May 21, 1999
Two French physicists have discovered why two distinct types of avalanche are seen on snow-covered mountains. Adrian Daerr and Stephane Douady of the Ecole Normale Supérieure in Paris observed the behaviour of glass beads on a felt slope to study avalanches. They found that disturbing a thin layer of beads causes an 'avalanche' to propagate down hill with a triangular front pattern. When a thick layer of beads was disturbed, however, the front moved both up and down the slope (Nature 399 241). Both types of avalanche have been clearly seen in real life.
Snow avalanches occur when the mass of the snow overcomes the frictional resistance of the slope. This usually takes place when snow layers near the slope are loosened by spring rains or vibrations.
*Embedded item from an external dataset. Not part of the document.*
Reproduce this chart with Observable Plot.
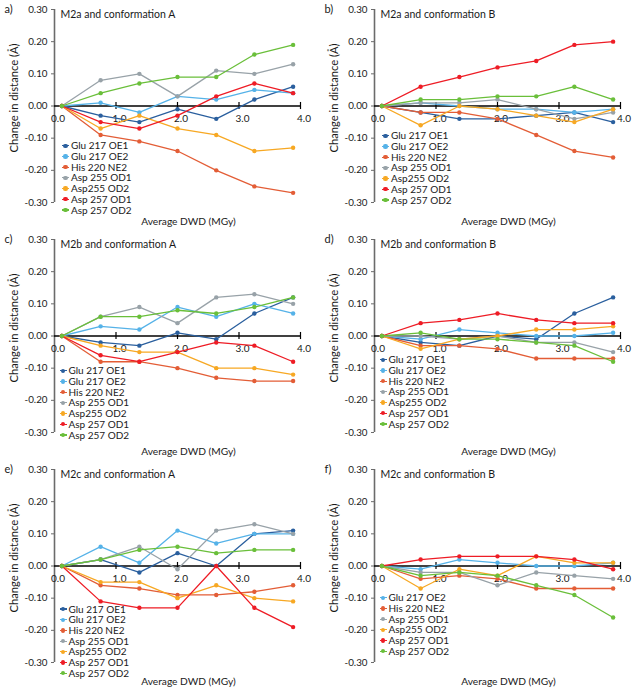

Daerr and Douady coated an inclined felt surface with layers of the beads, making sure that the beads remained static on the felt. (The friction between the beads and the felt is larger than the friction between the beads, making this an ideal system for modelling avalanches.) Adding more beads, or jolting a layer of them, caused the beads to roll down the slope and freeze back into a layer of glass beads. Again this was similar to the observed behaviour of snow.
Daerr and Douady repeated the experiment at a number of different inclinations and with different materials - such as crushed walnut shells and Sinai sand - and confirmed their initial hypothesis about the two different types of avalanche.